Ангелина Дядчук о спектакле «Чайки» на фестивале «Мелиховская весна»
Сергей Афанасьев — режиссёр и художественный руководитель Новосибирского городского драматического театра — на протяжении многолетней режиссёрской деятельности не единожды обращался к драматургии Чехова. Привезённый на фестиваль спектакль «Чайки», сыгранный 27 мая на открытой сцене, становится квинтэссенцией взаимоотношения режиссёра с драматургией Антона Павловича, их своеобразным итогом.
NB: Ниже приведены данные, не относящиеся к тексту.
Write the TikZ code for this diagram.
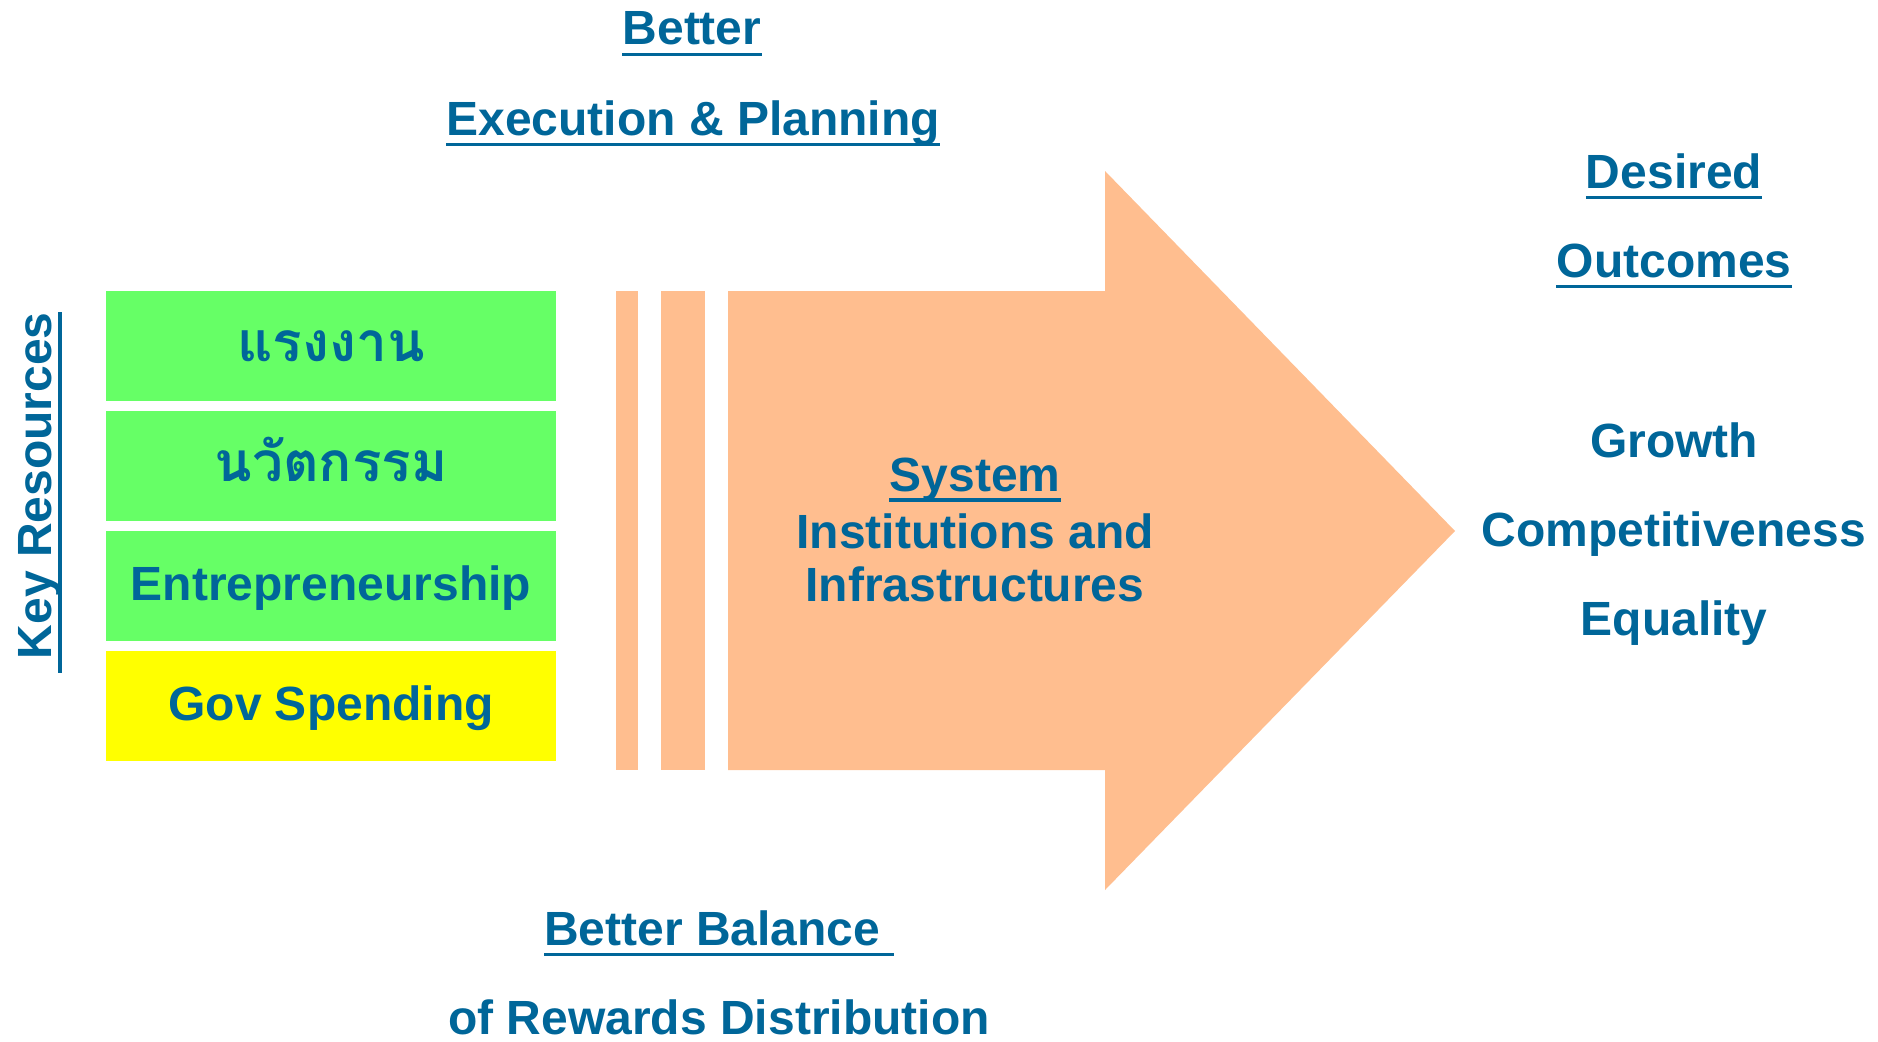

В начале спектакля мы застаем писателя перед смертью, в 1904 году в клинике в Баденвайлере: на белой многоуровневой конструкции, напоминающей не то усечённое крыло чайки, не то нос потонувшего корабля (художник-постановщик Олеся Беселия), на застеленном красным покрывалом одре лежит Антон Чехов (Павел Поляков). «Я умираю» — молвит он и в синеватом свете начинает раскручиваться белая массивная декорация, унося самого автора и погружая зрителя в мир его драматургии. Каждая пьеса так или иначе вступает в диалог с главным произведением — «Чайкой», в сюжет которой органично вписаны действующие лица других пьес. В сложносплетённом чеховском мире мы обнаруживаем, что многие герои проносят в себе боль за убитую мечту. Хор, в эпиграфе спектакля запевающий песню "Чайка" (текст Елены Буланиной) заранее как бы выносит этим людям приговор: «Нет веры, нет жизни, нет счастья, нет сил».
Кажется, в этом спектакле нет ничего лишнего (за исключением некоторых длиннот): вписывается в партитуру спектакля даже известная песня из детства о "прекрасном далёко", прозвучавшая на контрасте с трагической духовной гибелью Нины (Татьяна Мухоедова), крушением её наивной мечты о прекрасном будущем.
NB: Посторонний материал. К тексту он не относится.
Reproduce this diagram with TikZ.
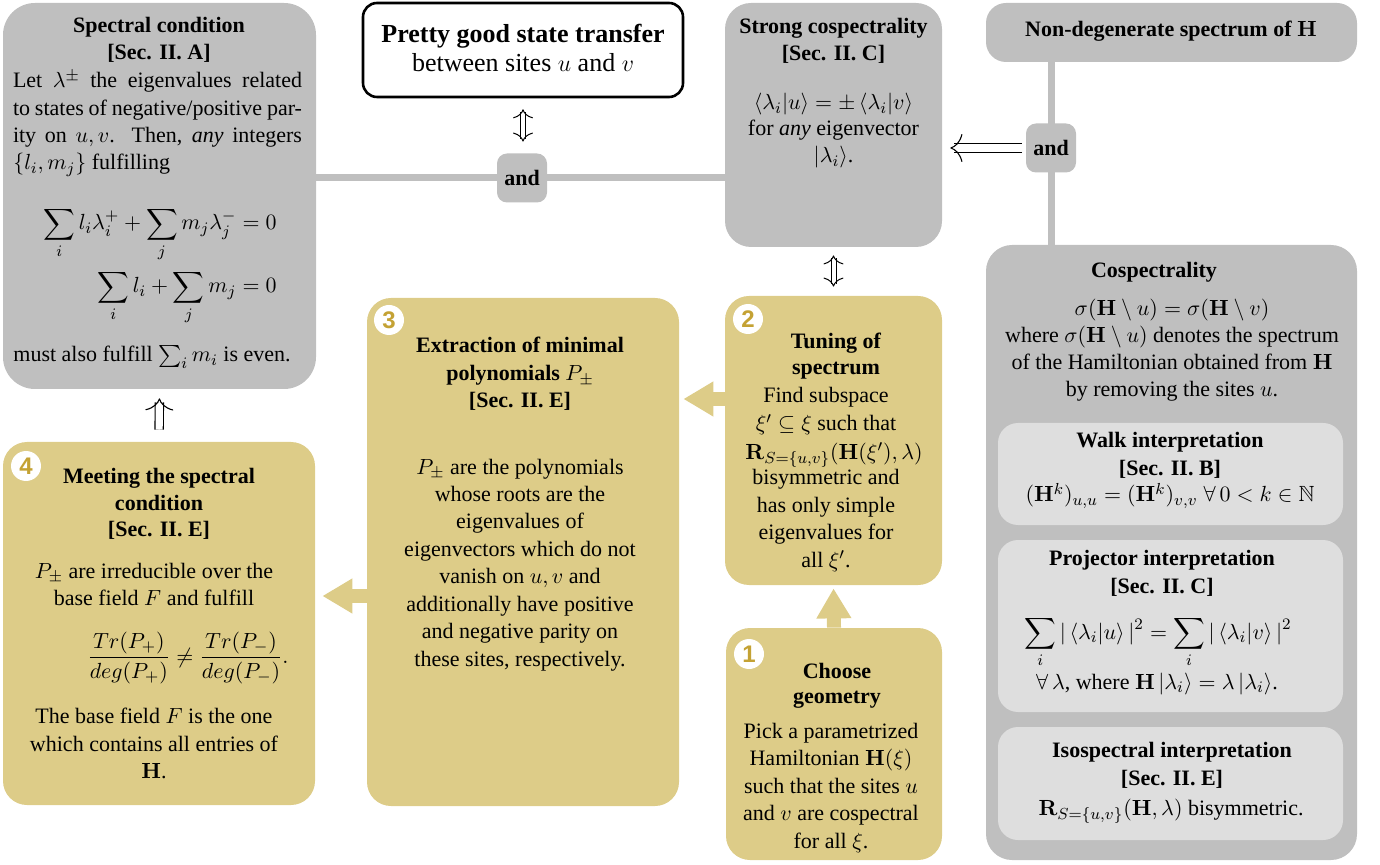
\documentclass[tikz,border=0pt]{standalone}
\usepackage{amsmath,amssymb}
\usepackage[no-math]{fontspec}
\setmainfont{Liberation Serif}
\newfontfamily\numfont{Liberation Sans}
\usetikzlibrary{fit,arrows.meta}
\definecolor{grayA}{RGB}{191,191,191}
\definecolor{lightA}{RGB}{222,222,222}
\definecolor{goldA}{RGB}{221,204,136}
\definecolor{numgold}{RGB}{196,162,52}
\newcommand\fs{\fontsize{11}{13.65}\selectfont}
\newcommand\fsbig{\fontsize{13}{15}\selectfont}
\begin{document}
\begin{tikzpicture}[x=0.5pt,y=-0.5pt,
  gbox/.style={fill=grayA, draw=none, rounded corners=13pt, inner sep=0pt},
  lbox/.style={fill=lightA, draw=none, rounded corners=10pt, inner sep=0pt},
  ybox/.style={fill=goldA, draw=none, rounded corners=12pt, inner sep=0pt},
  pbox/.style={fill=white, draw=black, line width=1.3pt, rounded corners=7pt, inner sep=0pt},
  andbox/.style={fill=grayA, rounded corners=5pt, minimum width=25pt, minimum height=24.5pt, inner sep=0pt, font=\fs\bfseries},
  gline/.style={draw=grayA, line width=3.5pt},
  barrow/.style={draw=goldA, line width=7pt, -{Triangle[length=15pt,width=16.5pt]}},
  dbl/.style={double, double distance=3.6pt, line width=0.55pt},
  dbls/.style={double, double distance=2pt, line width=0.5pt},
  bighead/.style={draw=white, line width=0.55pt, -{Computer Modern Rightarrow[length=6pt,width=14pt,color=black]}},
  bighead2/.style={draw=white, line width=0.5pt, {Computer Modern Rightarrow[length=4.5pt,width=10pt,color=black]}-{Computer Modern Rightarrow[length=4.5pt,width=10pt,color=black]}},
  num/.style={circle, fill=white, minimum size=15pt, inner sep=0pt, text=numgold, font=\numfont\bfseries\fontsize{12}{12}\selectfont},
  t/.style={anchor=base, inner sep=0pt, font=\fs},
  tl/.style={anchor=base west, inner sep=0pt, font=\fs},
  tr/.style={anchor=base east, inner sep=0pt, font=\fs}
]
\useasboundingbox (0,0) rectangle (1380,865);

% ---------- boxes ----------
\node[gbox, rounded corners=16pt, fit={(3,3) (316,389)}] (spec) {};
\node[pbox, fit={(363,3) (683,97)}] (pgst) {};
\node[gbox, fit={(725,3) (942,247)}] (strong) {};
\node[gbox, rounded corners=10pt, fit={(986,3) (1357,62)}] (nondeg) {};
\node[gbox, fit={(986,245) (1357,860)}] (cosp) {};
\node[lbox, fit={(998,423) (1343,525)}] (walk) {};
\node[lbox, fit={(998,540) (1343,712)}] (proj) {};
\node[lbox, fit={(998,727) (1343,840)}] (iso) {};
\node[ybox, fit={(367,298) (679,806)}] (s3) {};
\node[ybox, fit={(725,296) (942,585)}] (s2) {};
\node[ybox, fit={(726,628) (942,860)}] (s1) {};
\node[ybox, fit={(3,442) (315,805)}] (s4) {};

% ---------- connectors ----------
\coordinate (a1) at (522,178);
\coordinate (a2) at (1051,148);
\coordinate (y399) at (0,399);
\coordinate (y596) at (0,596);
\draw[gline] (spec.east |- a1) -- (strong.west |- a1);
\draw[gline] (nondeg.south -| a2) -- (cosp.north -| a2);
\node[andbox] (and1) at (a1) {and};
\node[andbox] (and2) at (a2) {and};

% double arrows: double shaft + Computer Modern heads
\draw[dbls, shorten <=7pt, shorten >=7.25pt] (pgst.south) -- (pgst.south |- and1.north);
\draw[bighead2, shorten <=5.5pt, shorten >=5.75pt] (pgst.south) -- (pgst.south |- and1.north);
\draw[dbls, shorten <=5.5pt, shorten >=6pt] (strong.south) -- (s2.north);
\draw[bighead2, shorten <=4pt, shorten >=4.5pt] (strong.south) -- (s2.north);
\draw[dbl, shorten <=6pt, shorten >=6.5pt] (s4.north) -- (spec.south);
\draw[bighead, shorten <=6pt, shorten >=4.5pt] (s4.north) -- (spec.south);
\draw[dbl, shorten <=1.75pt, shorten >=6pt] (and2.west) -- (strong.east |- and2.west);
\draw[bighead, shorten <=1.75pt, shorten >=4pt] (and2.west) -- (strong.east |- and2.west);

\draw[barrow, shorten >=2pt] (s2.west |- y399) -- (s3.east |- y399);
\draw[barrow, shorten >=3.5pt] (s3.west |- y596) -- (s4.east |- y596);
\draw[barrow, shorten >=1.5pt] (s1.north) -- (s2.south);

% ---------- numbers ----------
\node[num] (n3) at (389,320) {3};
\node[num] (n2) at (748,319) {2};
\node[num] (n1) at (749,654) {1};
\node[num] (n4) at (26,466) {4};

% ---------- spectral condition ----------
\node[t] (sc1) at (159,33) {\textbf{Spectral condition}};
\node[t] (sc2) at (159,60) {\textbf{[Sec. II. A]}};
\node[t] (sc3) at (157.5,88) {\makebox[144.5pt][s]{Let $\lambda^{\pm}$ the eigenvalues related}};
\node[t] (sc4) at (157.5,116) {\makebox[144.5pt][s]{to states of negative/positive par-}};
\node[t] (sc5) at (157.5,143) {\makebox[144.5pt][s]{ity on $u,v$. Then, \textit{any} integers}};
\node[tl] (sc6) at (13,170) {$\{l_i,m_j\}$ fulfilling};
\node[tr] (sc7) at (277,230) {$\displaystyle\sum_i l_i\lambda_i^+ + \sum_j m_j\lambda_j^- = 0$};
\node[tr] (sc8) at (277,293) {$\displaystyle\sum_i l_i + \sum_j m_j = 0$};
\node[tl] (sc9) at (13,362) {must also fulfill $\sum_i m_i$ is even.};

% ---------- pretty good state transfer ----------
\node[t, font=\fsbig] (pg1) at (523,43) {\textbf{Pretty good state transfer}};
\node[t, font=\fsbig] (pg2) at (523,72) {between sites $u$ and $v$};

% ---------- strong cospectrality ----------
\node[t] (st1) at (833.5,34) {\textbf{Strong cospectrality}};
\node[t] (st2) at (833.5,61) {\textbf{[Sec. II. C]}};
\node[t] (st3) at (833.5,110) {$\langle\lambda_i|u\rangle = \pm\,\langle\lambda_i|v\rangle$};
\node[t] (st4) at (833.5,136) {for \textit{any} eigenvector};
\node[t] (st5) at (833.5,163) {$|\lambda_i\rangle$.};

% ---------- non-degenerate ----------
\node[t] (nd1) at (1171,37) {\textbf{Non-degenerate spectrum of $\mathbf{H}$}};

% ---------- cospectrality ----------
\node[t] (c1) at (1154,278) {\textbf{Cospectrality}};
\node[t] (c2) at (1172,316) {$\sigma(\mathbf{H}\setminus u) = \sigma(\mathbf{H}\setminus v)$};
\node[t] (c3) at (1172,343) {where $\sigma(\mathbf{H}\setminus u)$ denotes the spectrum};
\node[t] (c4) at (1172,370) {of the Hamiltonian obtained from $\mathbf{H}$};
\node[t] (c5) at (1172,397) {by removing the sites $u$.};
\node[t] (w1) at (1170,448) {\textbf{Walk interpretation}};
\node[t] (w2) at (1170,475) {\textbf{[Sec. II. B]}};
\node[t] (w3) at (1170,502) {$(\mathbf{H}^k)_{u,u} = (\mathbf{H}^k)_{v,v}\;\forall\,0<k\in\mathbb{N}$};
\node[t] (p1) at (1162,565) {\textbf{Projector interpretation}};
\node[t] (p2) at (1162,593) {\textbf{[Sec. II. C]}};
\node[t] (p3) at (1158,639) {$\displaystyle\sum_i |\,\langle\lambda_i|u\rangle\,|^2 = \sum_i |\,\langle\lambda_i|v\rangle\,|^2$};
\node[t] (p4) at (1157,689) {$\forall\,\lambda$, where $\mathbf{H}\,|\lambda_i\rangle = \lambda\,|\lambda_i\rangle$.};
\node[t] (i1) at (1172,757) {\textbf{Isospectral interpretation}};
\node[t] (i2) at (1172,785) {\textbf{[Sec. II. E]}};
\node[t] (i3) at (1171,815) {$\mathbf{R}_{S=\{u,v\}}(\mathbf{H},\lambda)$ bisymmetric.};

% ---------- step 3 ----------
\node[t] (e1) at (520,353) {\textbf{Extraction of minimal}};
\node[t] (e2) at (520,381) {\textbf{polynomials $P_\pm$}};
\node[t] (e3) at (520,408) {\textbf{[Sec. II. E]}};
\node[t] (e4) at (520,474) {$P_\pm$ are the polynomials};
\node[t] (e5) at (520,502) {whose roots are the};
\node[t] (e6) at (520,529) {eigenvalues of};
\node[t] (e7) at (520,556) {eigenvectors which do not};
\node[t] (e8) at (520,583) {vanish on $u,v$ and};
\node[t] (e9) at (520,611) {additionally have positive};
\node[t] (e10) at (520,638) {and negative parity on};
\node[t] (e11) at (520,666) {these sites, respectively.};

% ---------- step 2 ----------
\node[t] (u1) at (836,349) {\textbf{Tuning of}};
\node[t] (u2) at (836,375) {\textbf{spectrum}};
\node[t] (u3) at (826,403) {Find subspace};
\node[t] (u4) at (826,431) {$\xi'\subseteq\xi$ such that};
\node[tl] (u5) at (745,459) {$\mathbf{R}_{S=\{u,v\}}(\mathbf{H}(\xi'),\lambda)$};
\node[t] (u6) at (826,485) {bisymmetric and};
\node[t] (u7) at (826,512) {has only simple};
\node[t] (u8) at (826,539) {eigenvalues for};
\node[t] (u9) at (826,567) {all $\xi'$.};

% ---------- step 1 ----------
\node[t] (g1) at (837,678) {\textbf{Choose}};
\node[t] (g2) at (837,703) {\textbf{geometry}};
\node[t] (g3) at (831,738) {Pick a parametrized};
\node[t] (g4) at (831,765) {Hamiltonian $\mathbf{H}(\xi)$};
\node[t] (g5) at (831,793) {such that the sites $u$};
\node[t] (g6) at (831,820) {and $v$ are cospectral};
\node[t] (g7) at (831,848) {for all $\xi$.};

% ---------- step 4 ----------
\node[t] (m1) at (159,483) {\textbf{Meeting the spectral}};
\node[t] (m2) at (159,510) {\textbf{condition}};
\node[t] (m3) at (159,537) {\textbf{[Sec. II. E]}};
\node[t] (m4) at (154,578) {$P_\pm$ are irreducible over the};
\node[t] (m5) at (154,605) {base field $F$ and fulfill};
\node[tl] (m6) at (87,663) {$\displaystyle\frac{Tr(P_+)}{deg(P_+)} \neq \frac{Tr(P_-)}{deg(P_-)}.$};
\node[t] (m7) at (154,723) {The base field $F$ is the one};
\node[t] (m8) at (154,751) {which contains all entries of};
\node[t] (m9) at (154,778) {$\mathbf{H}$.};
\end{tikzpicture}
\end{document}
Не случайно в спектакле возникает и воспоминание Чехова о том, как он впервые пробовал устриц. В этой, на первый взгляд, ничего не значащей, сказанной невзначай, репликой, обнаруживается полемика драматургии Чехова с некоторыми эпизодами его биографии: пошлость жизни, с которой он боролся в своих пьесах, в конце концов, настигает его самого — из Баденвайлера в Россию великого писателя везли хоронить в вагоне для устриц.
Спектакль, начавшийся сценой физической смерти Антона Павловича, в конце утверждает бессмертие его творчества: Чехов, изредка вклинивавшийся в сценическое действие и сопровождавший его документальными фактами, в финале спектакля уходит со сцены, оставив на ней своих героев. Героев, навсегда вписанных в историю.